START
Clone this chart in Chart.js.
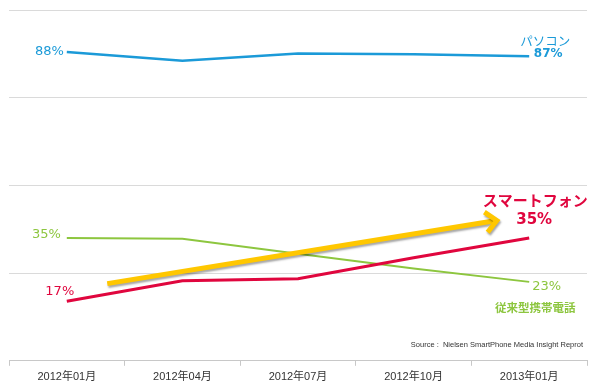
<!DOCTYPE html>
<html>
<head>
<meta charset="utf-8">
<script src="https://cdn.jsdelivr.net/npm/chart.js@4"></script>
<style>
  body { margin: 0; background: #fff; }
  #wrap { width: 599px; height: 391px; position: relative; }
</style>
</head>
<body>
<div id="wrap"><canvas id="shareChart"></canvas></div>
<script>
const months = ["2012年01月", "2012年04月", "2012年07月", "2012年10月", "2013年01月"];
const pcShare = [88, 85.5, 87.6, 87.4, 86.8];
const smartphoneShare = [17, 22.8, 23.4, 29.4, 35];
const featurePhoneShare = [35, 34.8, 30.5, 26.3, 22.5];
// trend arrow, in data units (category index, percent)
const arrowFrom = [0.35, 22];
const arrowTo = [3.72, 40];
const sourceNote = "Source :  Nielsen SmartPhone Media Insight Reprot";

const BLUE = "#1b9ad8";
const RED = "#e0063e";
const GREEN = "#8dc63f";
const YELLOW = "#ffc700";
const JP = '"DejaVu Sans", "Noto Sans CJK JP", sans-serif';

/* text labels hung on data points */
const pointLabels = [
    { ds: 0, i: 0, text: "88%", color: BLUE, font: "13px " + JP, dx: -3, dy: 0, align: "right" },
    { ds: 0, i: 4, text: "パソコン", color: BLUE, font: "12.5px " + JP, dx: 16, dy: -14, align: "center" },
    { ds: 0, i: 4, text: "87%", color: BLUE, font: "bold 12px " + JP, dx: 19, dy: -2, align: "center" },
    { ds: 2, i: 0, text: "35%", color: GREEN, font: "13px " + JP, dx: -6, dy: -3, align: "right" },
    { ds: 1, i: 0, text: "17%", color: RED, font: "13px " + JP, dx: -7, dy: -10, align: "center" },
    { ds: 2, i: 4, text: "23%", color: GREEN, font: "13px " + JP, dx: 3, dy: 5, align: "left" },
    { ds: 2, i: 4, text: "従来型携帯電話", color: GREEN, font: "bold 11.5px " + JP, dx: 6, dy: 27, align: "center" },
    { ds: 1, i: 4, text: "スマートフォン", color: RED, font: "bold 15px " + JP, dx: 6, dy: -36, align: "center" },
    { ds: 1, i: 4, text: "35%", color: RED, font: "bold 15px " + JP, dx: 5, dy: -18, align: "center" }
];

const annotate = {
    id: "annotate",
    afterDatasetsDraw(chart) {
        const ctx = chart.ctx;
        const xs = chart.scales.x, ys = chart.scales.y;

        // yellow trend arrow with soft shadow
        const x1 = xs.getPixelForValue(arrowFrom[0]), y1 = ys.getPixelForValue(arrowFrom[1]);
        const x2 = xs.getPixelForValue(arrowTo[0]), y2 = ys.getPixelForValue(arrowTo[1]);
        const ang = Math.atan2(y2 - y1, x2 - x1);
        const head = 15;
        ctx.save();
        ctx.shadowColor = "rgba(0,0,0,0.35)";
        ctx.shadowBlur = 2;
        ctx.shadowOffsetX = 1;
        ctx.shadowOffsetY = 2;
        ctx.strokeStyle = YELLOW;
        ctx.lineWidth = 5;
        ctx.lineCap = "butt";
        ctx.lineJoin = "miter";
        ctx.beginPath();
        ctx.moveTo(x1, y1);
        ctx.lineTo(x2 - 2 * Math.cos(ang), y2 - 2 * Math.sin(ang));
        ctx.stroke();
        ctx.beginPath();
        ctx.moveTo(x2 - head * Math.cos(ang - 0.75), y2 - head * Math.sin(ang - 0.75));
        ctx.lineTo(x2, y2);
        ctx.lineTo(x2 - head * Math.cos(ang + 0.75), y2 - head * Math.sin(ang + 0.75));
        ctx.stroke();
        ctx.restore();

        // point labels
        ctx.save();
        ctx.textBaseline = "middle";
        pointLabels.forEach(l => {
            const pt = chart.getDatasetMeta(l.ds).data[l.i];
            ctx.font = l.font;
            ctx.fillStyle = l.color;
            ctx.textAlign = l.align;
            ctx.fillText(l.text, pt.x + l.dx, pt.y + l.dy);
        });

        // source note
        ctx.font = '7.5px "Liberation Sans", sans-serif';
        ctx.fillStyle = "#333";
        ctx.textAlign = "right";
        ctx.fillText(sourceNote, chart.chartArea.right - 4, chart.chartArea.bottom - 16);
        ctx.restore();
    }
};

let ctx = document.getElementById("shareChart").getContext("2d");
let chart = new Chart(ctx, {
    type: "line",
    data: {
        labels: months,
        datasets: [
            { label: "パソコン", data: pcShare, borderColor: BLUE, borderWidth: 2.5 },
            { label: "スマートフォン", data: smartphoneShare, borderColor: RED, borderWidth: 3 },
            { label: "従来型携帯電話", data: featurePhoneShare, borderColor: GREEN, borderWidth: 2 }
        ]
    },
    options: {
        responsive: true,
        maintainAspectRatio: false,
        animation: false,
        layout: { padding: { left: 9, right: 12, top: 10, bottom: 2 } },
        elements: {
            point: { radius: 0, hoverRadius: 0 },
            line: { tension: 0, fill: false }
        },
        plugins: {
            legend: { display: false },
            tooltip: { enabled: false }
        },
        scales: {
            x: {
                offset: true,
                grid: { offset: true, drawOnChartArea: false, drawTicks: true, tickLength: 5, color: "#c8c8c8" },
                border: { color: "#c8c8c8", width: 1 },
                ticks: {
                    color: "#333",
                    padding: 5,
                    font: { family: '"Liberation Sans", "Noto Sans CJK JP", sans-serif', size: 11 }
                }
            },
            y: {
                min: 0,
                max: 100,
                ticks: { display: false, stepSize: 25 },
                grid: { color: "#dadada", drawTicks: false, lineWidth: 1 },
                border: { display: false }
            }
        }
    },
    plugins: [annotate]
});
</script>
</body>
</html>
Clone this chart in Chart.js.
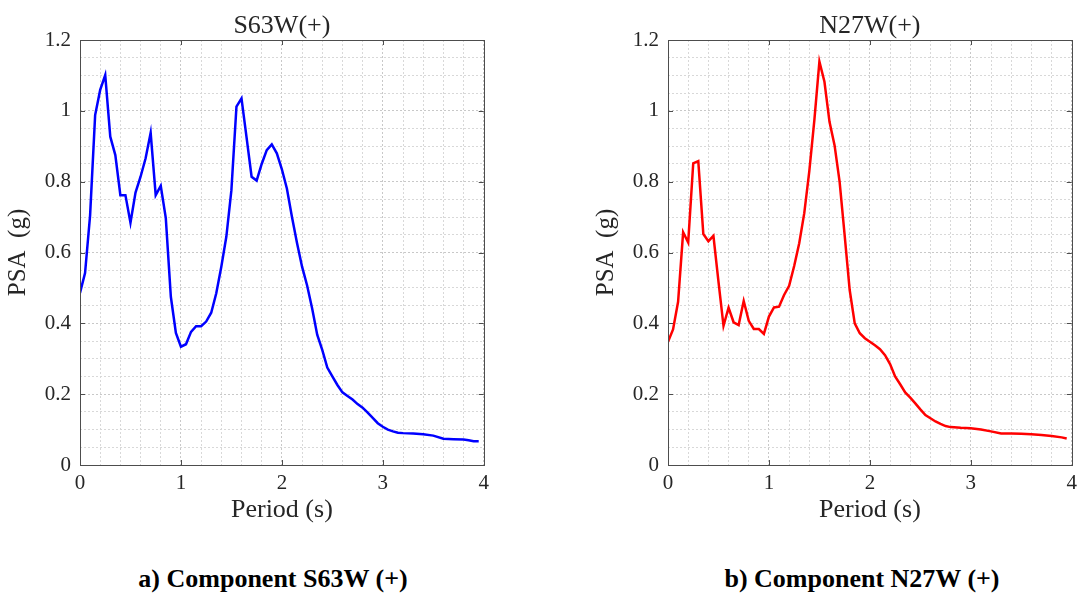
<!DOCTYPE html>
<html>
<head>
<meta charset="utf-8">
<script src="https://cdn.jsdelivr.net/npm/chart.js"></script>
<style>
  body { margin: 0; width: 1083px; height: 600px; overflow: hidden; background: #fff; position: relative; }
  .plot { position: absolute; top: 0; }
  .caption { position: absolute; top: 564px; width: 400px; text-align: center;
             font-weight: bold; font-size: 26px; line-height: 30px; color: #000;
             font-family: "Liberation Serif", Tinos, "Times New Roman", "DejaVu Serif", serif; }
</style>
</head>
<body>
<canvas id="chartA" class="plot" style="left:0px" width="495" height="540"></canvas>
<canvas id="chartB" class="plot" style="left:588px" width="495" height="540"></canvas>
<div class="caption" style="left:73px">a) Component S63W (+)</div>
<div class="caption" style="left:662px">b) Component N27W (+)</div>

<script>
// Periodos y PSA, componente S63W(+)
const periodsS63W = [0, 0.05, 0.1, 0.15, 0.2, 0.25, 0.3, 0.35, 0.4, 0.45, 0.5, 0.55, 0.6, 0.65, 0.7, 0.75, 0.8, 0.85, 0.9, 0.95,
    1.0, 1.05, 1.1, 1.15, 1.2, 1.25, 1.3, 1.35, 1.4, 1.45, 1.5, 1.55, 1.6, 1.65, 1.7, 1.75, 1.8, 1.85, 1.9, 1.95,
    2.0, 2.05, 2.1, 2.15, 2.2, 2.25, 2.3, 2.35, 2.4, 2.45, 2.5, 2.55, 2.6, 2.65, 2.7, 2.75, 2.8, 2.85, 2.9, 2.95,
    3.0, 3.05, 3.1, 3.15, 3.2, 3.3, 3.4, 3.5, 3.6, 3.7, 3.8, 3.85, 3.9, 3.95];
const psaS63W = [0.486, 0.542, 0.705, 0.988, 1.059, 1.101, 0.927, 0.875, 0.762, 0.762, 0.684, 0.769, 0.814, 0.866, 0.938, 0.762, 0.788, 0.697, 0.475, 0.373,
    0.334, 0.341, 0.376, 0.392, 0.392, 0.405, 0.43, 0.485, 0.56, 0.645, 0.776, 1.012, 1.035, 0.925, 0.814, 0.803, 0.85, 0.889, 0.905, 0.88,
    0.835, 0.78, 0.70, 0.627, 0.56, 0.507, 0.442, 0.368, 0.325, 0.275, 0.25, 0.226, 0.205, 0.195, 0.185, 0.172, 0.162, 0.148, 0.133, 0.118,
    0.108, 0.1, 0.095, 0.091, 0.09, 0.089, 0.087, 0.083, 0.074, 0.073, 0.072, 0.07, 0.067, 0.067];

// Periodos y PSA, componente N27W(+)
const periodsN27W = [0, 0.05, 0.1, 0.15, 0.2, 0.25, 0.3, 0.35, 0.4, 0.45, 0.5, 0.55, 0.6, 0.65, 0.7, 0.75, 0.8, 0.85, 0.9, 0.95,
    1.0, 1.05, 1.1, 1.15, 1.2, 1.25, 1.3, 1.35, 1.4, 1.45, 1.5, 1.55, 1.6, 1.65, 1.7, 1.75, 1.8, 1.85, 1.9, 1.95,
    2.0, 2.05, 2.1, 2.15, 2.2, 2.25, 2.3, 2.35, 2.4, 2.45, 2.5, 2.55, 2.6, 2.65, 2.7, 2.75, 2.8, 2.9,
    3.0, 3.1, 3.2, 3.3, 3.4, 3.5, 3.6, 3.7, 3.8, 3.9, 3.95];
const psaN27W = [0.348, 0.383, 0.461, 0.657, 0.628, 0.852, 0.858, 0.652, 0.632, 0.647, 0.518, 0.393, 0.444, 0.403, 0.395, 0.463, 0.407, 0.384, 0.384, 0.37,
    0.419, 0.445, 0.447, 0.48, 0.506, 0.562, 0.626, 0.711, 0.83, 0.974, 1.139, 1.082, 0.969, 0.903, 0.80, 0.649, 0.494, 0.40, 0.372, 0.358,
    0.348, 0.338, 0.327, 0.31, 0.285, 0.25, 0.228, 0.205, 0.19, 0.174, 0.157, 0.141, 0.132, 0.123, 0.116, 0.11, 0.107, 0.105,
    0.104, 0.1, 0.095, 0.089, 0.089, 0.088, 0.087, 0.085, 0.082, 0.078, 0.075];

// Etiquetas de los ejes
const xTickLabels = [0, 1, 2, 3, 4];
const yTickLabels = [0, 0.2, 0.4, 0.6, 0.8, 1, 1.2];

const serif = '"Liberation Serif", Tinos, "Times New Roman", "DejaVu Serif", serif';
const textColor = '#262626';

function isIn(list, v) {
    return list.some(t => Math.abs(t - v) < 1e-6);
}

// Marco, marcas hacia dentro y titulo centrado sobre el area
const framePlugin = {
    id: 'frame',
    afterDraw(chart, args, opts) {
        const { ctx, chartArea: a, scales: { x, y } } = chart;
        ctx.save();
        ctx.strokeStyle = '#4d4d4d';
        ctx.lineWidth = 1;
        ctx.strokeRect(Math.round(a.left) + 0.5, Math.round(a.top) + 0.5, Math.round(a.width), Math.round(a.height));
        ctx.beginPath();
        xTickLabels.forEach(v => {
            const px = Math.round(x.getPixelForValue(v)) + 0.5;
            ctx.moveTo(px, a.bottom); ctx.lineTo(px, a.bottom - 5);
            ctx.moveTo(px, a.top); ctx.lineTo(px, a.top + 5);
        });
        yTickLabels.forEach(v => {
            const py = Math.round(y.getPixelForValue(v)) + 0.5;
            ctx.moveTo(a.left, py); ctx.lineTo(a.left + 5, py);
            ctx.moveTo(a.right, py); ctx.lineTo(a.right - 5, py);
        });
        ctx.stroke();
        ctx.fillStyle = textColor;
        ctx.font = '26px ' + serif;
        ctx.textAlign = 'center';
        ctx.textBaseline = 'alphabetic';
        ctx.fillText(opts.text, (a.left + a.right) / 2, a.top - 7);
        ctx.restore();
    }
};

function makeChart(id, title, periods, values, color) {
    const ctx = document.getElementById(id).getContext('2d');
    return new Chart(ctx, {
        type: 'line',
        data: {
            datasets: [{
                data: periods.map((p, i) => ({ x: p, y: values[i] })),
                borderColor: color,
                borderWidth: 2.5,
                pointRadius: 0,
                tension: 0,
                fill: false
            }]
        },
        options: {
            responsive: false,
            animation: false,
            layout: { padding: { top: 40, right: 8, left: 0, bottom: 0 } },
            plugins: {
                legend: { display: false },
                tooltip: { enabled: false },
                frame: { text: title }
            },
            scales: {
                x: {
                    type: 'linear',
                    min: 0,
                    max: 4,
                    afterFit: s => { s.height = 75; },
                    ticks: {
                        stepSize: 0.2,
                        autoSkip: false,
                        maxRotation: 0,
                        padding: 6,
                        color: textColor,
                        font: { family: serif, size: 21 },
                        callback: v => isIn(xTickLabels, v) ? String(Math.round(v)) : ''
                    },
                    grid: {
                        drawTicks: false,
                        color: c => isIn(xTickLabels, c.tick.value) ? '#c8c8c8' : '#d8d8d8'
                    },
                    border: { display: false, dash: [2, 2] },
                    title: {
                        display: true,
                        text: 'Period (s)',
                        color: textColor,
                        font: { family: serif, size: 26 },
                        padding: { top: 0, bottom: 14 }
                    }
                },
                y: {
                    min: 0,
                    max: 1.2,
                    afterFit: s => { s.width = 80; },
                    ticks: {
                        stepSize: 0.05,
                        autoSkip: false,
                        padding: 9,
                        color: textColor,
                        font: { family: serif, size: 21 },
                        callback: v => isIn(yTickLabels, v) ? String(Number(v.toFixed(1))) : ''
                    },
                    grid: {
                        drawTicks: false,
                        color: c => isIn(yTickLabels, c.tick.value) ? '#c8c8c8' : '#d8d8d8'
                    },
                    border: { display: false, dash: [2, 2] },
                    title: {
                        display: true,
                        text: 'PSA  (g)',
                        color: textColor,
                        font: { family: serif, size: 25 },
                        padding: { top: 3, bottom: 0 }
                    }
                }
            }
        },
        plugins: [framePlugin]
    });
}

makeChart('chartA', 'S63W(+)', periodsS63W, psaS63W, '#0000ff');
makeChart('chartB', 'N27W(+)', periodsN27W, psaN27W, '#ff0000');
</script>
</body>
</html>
END
§ **What is being asked**: Repeat the records above exactly, from the first line through the line that contains "const xs = chart.scales.x, ys", and leave out the pictures.

§ **Solved exercise**:
Clone this chart in Chart.js.
<!DOCTYPE html>
<html>
<head>
<meta charset="utf-8">
<script src="https://cdn.jsdelivr.net/npm/chart.js@4"></script>
<style>
  body { margin: 0; background: #fff; }
  #wrap { width: 599px; height: 391px; position: relative; }
</style>
</head>
<body>
<div id="wrap"><canvas id="shareChart"></canvas></div>
<script>
const months = ["2012年01月", "2012年04月", "2012年07月", "2012年10月", "2013年01月"];
const pcShare = [88, 85.5, 87.6, 87.4, 86.8];
const smartphoneShare = [17, 22.8, 23.4, 29.4, 35];
const featurePhoneShare = [35, 34.8, 30.5, 26.3, 22.5];
// trend arrow, in data units (category index, percent)
const arrowFrom = [0.35, 22];
const arrowTo = [3.72, 40];
const sourceNote = "Source :  Nielsen SmartPhone Media Insight Reprot";

const BLUE = "#1b9ad8";
const RED = "#e0063e";
const GREEN = "#8dc63f";
const YELLOW = "#ffc700";
const JP = '"DejaVu Sans", "Noto Sans CJK JP", sans-serif';

/* text labels hung on data points */
const pointLabels = [
    { ds: 0, i: 0, text: "88%", color: BLUE, font: "13px " + JP, dx: -3, dy: 0, align: "right" },
    { ds: 0, i: 4, text: "パソコン", color: BLUE, font: "12.5px " + JP, dx: 16, dy: -14, align: "center" },
    { ds: 0, i: 4, text: "87%", color: BLUE, font: "bold 12px " + JP, dx: 19, dy: -2, align: "center" },
    { ds: 2, i: 0, text: "35%", color: GREEN, font: "13px " + JP, dx: -6, dy: -3, align: "right" },
    { ds: 1, i: 0, text: "17%", color: RED, font: "13px " + JP, dx: -7, dy: -10, align: "center" },
    { ds: 2, i: 4, text: "23%", color: GREEN, font: "13px " + JP, dx: 3, dy: 5, align: "left" },
    { ds: 2, i: 4, text: "従来型携帯電話", color: GREEN, font: "bold 11.5px " + JP, dx: 6, dy: 27, align: "center" },
    { ds: 1, i: 4, text: "スマートフォン", color: RED, font: "bold 15px " + JP, dx: 6, dy: -36, align: "center" },
    { ds: 1, i: 4, text: "35%", color: RED, font: "bold 15px " + JP, dx: 5, dy: -18, align: "center" }
];

const annotate = {
    id: "annotate",
    afterDatasetsDraw(chart) {
        const ctx = chart.ctx;
        const xs = chart.scales.x, ys = chart.scales.y;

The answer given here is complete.